The first is the free availability of public taxpayer funded news services, hence the reason James Murdoch launched an attack on the UK’s “dominant” BBC last month claiming that “dumping free, state-sponsored news on the market makes it incredibly difficult for journalism to flourish on the internet. Yet it is essential for the future of independent journalism that a fair price can be charged for news to people who value it.”
The second is, in some ways, even more problematic for News Corp. They’re just not very good at the internet thing. Sure - Rupert may have learned a few new tricks from selling financial news from his newly acquired Wall Street Journal to those who invest in the stockmarket but News Corp still shows signs of just not being able to deliver the goods online. And there’s been a recent example right here in Australia.
A few weeks ago MySpace Music was launched in Australia. Rupert Murdoch, the man who has been slammed by so many for having the audacity to try to make money from online content he’s paid people to write (with some exceptions…), suddenly decided to give content away for free. We can all now listen to an extensive selection of music via News Corp’s MySpace social media website. Initially this seems to be a fantastic proposition but there’s a problem. Far from being user friendly, MySpace Music’s interface is horribly and frustrating clunky. It’s not anywhere near as good as the likes of Spotify (unfortunately not available in Australia yet).
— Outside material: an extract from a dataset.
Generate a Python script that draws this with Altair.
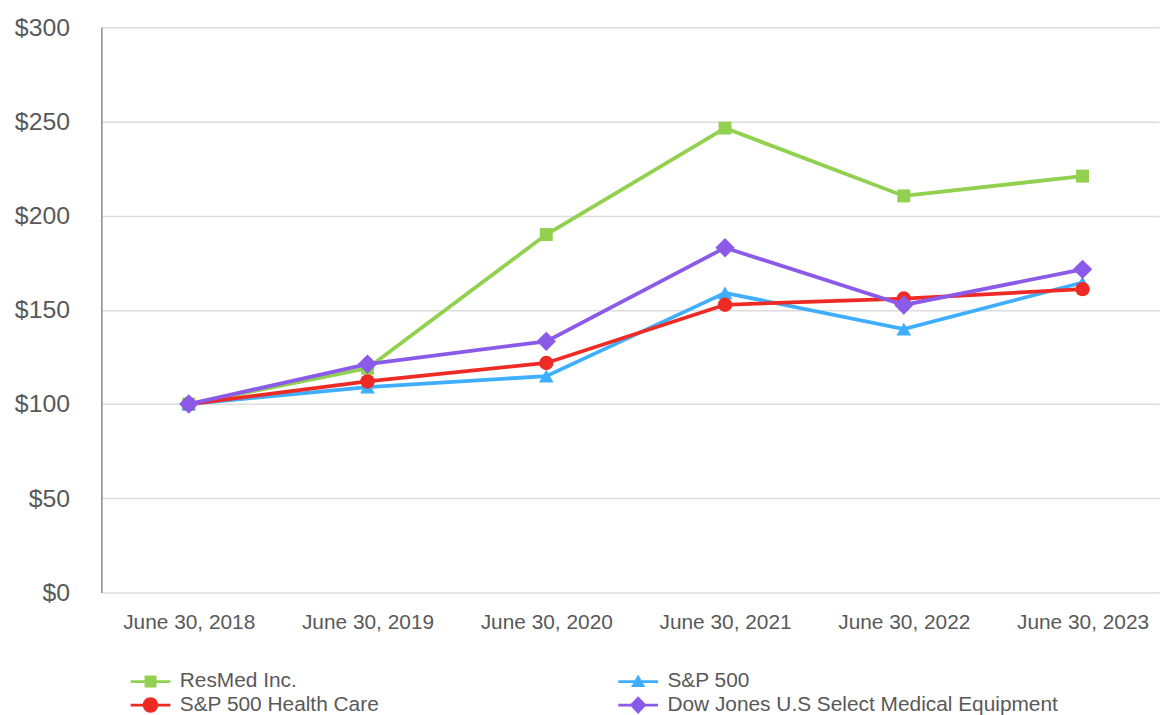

The promotion of the concept has also been dire. Despite the local News Limited newspapers dutifully trying to spruik the *ahem* cool new toy that is MySpace Music by publishing a survey of politicians’ listening habits (Joe Hockey likes Nickelback?! Say it ain’t so, Joe!) and laughably claiming politicians are “scrambling to join the site” (way to get down with da kidz…), it’s pretty much sunk without trace. Two (2!) fans turned up to a free Wes Carr MySpace Music gig recently. Wes Carr may not be everyone’s favourite singer but when only two people turn up to a free gig you have to wonder how competently it was promoted. MySpace Music has appointed Australian independent agency Bulldozer Inc for strategic communications with the account said to worth US$3 million in media and marketing. But it doesn’t matter how much money they spend to sell the sizzle. A shit sausage is still shit.
But here’s the really scary part. News Corporation is possibly every other commercial media companies’ last, best hope to save their own skins. Rupert has hinted he’s happy to speak to his rivals about forming an alliance so their content can also be made available via the iRupe (or whatever it’s eventually called).“We should be talking to Fairfax about a structure for charging for content online,” states Rupert in an interview published in today’s Herald Sun (ironically, not available online!). It’s a smart move. Fairfax is interested. The ACCC may protest but what’s wrong with media companies collaborating on a delivery model to benefit all and provide a service that will allow consumers to decide what news they want to read?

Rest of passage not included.